Data provided
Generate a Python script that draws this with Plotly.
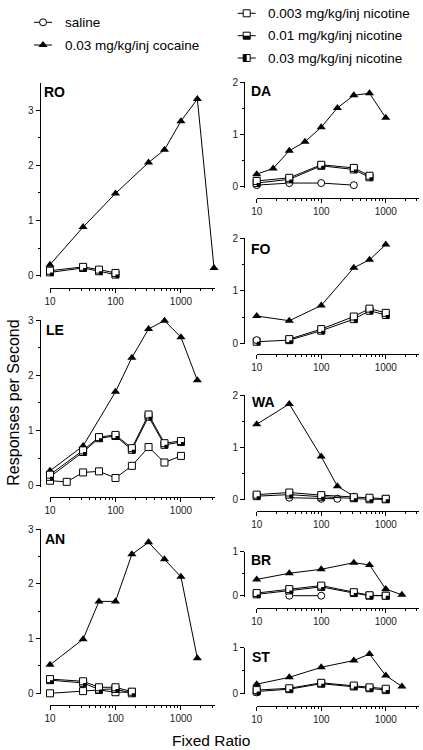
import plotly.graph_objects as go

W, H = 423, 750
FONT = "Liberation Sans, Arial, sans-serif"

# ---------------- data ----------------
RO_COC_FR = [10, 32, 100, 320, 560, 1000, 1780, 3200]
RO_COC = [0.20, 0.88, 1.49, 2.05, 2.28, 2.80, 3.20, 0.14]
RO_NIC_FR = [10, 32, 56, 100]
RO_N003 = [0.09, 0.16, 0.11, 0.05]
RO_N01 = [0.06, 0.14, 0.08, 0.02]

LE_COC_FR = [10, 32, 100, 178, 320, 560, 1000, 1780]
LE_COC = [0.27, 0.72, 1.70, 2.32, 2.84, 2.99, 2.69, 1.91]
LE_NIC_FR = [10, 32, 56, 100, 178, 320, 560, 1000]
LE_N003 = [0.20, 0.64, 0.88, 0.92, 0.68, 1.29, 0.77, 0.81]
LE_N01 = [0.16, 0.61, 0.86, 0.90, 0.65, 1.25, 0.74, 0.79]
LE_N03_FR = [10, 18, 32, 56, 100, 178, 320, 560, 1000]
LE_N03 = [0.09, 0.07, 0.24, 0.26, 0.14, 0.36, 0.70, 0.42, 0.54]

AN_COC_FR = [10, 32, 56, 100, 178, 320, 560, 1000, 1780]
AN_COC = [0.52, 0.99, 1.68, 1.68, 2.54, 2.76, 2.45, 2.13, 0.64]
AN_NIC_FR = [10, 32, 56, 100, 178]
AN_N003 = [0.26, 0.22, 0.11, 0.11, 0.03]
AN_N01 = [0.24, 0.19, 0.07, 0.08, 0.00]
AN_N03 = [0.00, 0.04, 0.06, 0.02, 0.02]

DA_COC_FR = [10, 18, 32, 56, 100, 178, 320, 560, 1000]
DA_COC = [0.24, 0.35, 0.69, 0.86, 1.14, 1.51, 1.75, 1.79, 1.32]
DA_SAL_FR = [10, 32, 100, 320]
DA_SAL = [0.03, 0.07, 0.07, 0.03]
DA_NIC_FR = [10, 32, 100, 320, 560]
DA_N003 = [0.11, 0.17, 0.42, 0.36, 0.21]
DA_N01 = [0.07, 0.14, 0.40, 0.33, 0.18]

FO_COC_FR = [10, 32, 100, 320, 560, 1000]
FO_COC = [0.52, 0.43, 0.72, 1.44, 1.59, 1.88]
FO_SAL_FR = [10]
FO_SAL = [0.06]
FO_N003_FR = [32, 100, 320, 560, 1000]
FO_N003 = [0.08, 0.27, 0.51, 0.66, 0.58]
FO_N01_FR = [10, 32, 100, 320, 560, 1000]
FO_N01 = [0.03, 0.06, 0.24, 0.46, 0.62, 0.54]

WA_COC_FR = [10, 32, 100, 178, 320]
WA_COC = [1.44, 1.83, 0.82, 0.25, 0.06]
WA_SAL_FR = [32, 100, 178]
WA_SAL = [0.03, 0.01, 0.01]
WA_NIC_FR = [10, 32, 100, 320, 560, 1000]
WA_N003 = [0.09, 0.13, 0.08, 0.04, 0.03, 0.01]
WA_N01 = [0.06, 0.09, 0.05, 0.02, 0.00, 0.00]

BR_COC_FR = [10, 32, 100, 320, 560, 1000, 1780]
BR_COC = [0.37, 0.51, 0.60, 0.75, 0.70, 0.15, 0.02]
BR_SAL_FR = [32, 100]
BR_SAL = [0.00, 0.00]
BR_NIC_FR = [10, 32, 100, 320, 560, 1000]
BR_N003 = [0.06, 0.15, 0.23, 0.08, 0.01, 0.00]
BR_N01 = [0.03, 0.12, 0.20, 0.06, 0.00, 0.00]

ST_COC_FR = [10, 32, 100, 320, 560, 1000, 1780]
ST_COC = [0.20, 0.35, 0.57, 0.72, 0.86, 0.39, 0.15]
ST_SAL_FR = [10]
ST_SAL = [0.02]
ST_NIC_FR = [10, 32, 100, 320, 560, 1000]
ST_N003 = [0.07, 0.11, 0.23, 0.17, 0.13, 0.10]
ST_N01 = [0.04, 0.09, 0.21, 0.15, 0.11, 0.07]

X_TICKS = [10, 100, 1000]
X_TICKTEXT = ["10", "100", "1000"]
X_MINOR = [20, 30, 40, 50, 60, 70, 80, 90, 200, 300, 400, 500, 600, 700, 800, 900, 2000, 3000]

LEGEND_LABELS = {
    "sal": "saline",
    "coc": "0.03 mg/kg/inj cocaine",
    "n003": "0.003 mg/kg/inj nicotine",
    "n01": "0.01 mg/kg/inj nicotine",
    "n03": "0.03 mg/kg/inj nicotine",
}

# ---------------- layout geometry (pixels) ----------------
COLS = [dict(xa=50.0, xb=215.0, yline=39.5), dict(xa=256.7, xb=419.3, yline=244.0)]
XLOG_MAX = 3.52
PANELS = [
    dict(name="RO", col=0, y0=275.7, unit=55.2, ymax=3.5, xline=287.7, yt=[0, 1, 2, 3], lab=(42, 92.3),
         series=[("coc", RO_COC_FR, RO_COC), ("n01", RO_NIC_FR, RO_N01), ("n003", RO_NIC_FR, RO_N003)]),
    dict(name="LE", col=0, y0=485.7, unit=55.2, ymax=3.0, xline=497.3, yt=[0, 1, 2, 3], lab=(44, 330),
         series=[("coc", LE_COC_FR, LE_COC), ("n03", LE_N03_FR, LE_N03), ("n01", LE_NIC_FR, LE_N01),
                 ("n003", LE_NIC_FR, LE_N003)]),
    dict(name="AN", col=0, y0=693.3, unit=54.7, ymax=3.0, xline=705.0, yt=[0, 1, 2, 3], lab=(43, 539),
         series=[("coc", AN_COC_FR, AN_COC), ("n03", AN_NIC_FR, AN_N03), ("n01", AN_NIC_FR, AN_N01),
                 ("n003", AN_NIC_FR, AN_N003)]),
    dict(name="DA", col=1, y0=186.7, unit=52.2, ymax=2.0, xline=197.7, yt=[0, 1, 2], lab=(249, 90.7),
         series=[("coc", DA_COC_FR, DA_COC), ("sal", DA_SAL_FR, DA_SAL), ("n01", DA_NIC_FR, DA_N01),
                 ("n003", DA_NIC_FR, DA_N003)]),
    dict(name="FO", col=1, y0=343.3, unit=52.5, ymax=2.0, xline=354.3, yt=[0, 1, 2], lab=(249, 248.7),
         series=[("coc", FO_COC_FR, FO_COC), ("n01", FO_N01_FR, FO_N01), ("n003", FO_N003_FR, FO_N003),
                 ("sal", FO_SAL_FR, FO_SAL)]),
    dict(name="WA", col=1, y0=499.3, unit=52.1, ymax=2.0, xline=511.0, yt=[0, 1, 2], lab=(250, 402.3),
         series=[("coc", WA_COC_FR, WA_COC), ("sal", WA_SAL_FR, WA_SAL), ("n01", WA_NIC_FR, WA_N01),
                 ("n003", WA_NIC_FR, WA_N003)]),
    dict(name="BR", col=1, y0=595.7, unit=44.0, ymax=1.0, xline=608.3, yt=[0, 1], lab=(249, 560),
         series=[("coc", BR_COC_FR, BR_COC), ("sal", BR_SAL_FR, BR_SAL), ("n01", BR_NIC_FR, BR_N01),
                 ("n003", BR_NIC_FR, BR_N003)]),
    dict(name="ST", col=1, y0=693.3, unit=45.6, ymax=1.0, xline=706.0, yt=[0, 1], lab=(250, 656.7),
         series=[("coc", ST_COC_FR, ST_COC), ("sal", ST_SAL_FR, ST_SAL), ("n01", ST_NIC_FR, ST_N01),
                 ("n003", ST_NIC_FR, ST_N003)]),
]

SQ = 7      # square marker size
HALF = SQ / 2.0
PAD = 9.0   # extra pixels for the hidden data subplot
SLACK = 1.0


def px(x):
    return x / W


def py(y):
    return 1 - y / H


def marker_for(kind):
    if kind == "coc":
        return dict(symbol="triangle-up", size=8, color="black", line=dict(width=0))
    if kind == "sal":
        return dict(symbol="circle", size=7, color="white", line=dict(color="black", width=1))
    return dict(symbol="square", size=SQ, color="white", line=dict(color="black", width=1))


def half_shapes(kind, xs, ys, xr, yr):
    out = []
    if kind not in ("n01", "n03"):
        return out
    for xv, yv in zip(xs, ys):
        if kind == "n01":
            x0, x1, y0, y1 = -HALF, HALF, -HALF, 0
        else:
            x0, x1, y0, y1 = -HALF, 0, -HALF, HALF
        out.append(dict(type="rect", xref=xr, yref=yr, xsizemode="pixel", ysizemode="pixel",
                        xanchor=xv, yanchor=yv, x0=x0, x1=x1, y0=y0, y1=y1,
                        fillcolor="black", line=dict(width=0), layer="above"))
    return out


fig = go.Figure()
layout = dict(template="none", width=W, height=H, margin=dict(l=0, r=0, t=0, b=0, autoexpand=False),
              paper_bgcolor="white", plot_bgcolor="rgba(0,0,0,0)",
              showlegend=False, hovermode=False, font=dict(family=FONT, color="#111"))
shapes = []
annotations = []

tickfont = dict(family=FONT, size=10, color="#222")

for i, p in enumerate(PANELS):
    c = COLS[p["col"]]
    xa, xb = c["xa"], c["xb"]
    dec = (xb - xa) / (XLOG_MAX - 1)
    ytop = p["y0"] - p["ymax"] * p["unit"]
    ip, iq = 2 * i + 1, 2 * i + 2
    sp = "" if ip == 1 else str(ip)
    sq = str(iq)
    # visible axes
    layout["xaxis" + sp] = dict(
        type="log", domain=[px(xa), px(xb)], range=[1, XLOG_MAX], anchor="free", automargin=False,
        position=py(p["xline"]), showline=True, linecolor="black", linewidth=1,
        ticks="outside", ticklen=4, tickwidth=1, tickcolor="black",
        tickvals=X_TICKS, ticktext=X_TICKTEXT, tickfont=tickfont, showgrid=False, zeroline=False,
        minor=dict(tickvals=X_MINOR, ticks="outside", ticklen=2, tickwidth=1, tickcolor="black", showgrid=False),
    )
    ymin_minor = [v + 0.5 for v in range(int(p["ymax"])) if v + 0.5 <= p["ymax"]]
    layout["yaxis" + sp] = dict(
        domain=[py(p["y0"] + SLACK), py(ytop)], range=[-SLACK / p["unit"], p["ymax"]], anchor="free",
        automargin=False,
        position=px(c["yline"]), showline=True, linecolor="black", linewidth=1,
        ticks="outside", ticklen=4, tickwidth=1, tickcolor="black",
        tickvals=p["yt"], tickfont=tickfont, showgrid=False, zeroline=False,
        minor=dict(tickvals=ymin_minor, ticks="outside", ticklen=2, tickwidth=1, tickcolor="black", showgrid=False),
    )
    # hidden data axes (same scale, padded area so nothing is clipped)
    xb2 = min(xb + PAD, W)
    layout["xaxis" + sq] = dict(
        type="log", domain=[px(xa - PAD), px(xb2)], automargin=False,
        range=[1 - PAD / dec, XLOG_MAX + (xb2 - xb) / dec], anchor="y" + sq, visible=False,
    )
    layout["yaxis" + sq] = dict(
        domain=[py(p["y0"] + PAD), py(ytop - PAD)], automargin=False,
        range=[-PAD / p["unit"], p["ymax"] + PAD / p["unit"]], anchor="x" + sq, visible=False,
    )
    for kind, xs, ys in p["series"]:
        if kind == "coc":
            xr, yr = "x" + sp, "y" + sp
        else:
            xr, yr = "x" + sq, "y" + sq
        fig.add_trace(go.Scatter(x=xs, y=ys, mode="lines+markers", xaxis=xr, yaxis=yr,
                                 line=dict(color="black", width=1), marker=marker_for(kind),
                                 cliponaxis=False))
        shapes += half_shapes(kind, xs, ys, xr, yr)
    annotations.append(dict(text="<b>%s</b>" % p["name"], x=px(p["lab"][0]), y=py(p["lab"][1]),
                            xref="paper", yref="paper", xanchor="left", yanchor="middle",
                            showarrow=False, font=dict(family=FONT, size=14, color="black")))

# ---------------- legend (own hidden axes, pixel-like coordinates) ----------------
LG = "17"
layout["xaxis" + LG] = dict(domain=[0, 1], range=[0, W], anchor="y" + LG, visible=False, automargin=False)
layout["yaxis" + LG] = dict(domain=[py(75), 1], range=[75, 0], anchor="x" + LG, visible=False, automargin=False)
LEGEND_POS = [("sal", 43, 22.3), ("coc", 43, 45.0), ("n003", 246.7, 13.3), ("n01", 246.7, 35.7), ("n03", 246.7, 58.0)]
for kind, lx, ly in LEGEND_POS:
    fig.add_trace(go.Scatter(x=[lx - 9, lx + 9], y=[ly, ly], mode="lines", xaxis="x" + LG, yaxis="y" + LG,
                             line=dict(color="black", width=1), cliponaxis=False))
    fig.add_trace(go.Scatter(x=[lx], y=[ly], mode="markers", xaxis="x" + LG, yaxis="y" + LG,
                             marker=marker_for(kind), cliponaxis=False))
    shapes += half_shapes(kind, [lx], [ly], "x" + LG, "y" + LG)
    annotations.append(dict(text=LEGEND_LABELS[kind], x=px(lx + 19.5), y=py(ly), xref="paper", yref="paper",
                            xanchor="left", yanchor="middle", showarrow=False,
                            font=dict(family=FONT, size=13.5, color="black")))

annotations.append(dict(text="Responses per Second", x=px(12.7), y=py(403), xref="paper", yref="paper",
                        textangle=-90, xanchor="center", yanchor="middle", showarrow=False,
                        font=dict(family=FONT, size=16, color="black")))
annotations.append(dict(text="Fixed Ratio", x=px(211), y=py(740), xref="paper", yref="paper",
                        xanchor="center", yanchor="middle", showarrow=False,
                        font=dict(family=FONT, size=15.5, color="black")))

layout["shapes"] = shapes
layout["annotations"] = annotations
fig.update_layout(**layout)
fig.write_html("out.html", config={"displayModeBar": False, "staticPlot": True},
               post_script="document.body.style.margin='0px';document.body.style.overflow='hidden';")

Short task
Exactly as written, please give again the lines from the beginning of the listing through the line containing "DA_N01 = [0.07, 0.14, 0.40, 0.33, 0.18]", inclusive, without any pictures.

Result
Generate a Python script that draws this with Plotly.
import plotly.graph_objects as go

W, H = 423, 750
FONT = "Liberation Sans, Arial, sans-serif"

# ---------------- data ----------------
RO_COC_FR = [10, 32, 100, 320, 560, 1000, 1780, 3200]
RO_COC = [0.20, 0.88, 1.49, 2.05, 2.28, 2.80, 3.20, 0.14]
RO_NIC_FR = [10, 32, 56, 100]
RO_N003 = [0.09, 0.16, 0.11, 0.05]
RO_N01 = [0.06, 0.14, 0.08, 0.02]

LE_COC_FR = [10, 32, 100, 178, 320, 560, 1000, 1780]
LE_COC = [0.27, 0.72, 1.70, 2.32, 2.84, 2.99, 2.69, 1.91]
LE_NIC_FR = [10, 32, 56, 100, 178, 320, 560, 1000]
LE_N003 = [0.20, 0.64, 0.88, 0.92, 0.68, 1.29, 0.77, 0.81]
LE_N01 = [0.16, 0.61, 0.86, 0.90, 0.65, 1.25, 0.74, 0.79]
LE_N03_FR = [10, 18, 32, 56, 100, 178, 320, 560, 1000]
LE_N03 = [0.09, 0.07, 0.24, 0.26, 0.14, 0.36, 0.70, 0.42, 0.54]

AN_COC_FR = [10, 32, 56, 100, 178, 320, 560, 1000, 1780]
AN_COC = [0.52, 0.99, 1.68, 1.68, 2.54, 2.76, 2.45, 2.13, 0.64]
AN_NIC_FR = [10, 32, 56, 100, 178]
AN_N003 = [0.26, 0.22, 0.11, 0.11, 0.03]
AN_N01 = [0.24, 0.19, 0.07, 0.08, 0.00]
AN_N03 = [0.00, 0.04, 0.06, 0.02, 0.02]

DA_COC_FR = [10, 18, 32, 56, 100, 178, 320, 560, 1000]
DA_COC = [0.24, 0.35, 0.69, 0.86, 1.14, 1.51, 1.75, 1.79, 1.32]
DA_SAL_FR = [10, 32, 100, 320]
DA_SAL = [0.03, 0.07, 0.07, 0.03]
DA_NIC_FR = [10, 32, 100, 320, 560]
DA_N003 = [0.11, 0.17, 0.42, 0.36, 0.21]
DA_N01 = [0.07, 0.14, 0.40, 0.33, 0.18]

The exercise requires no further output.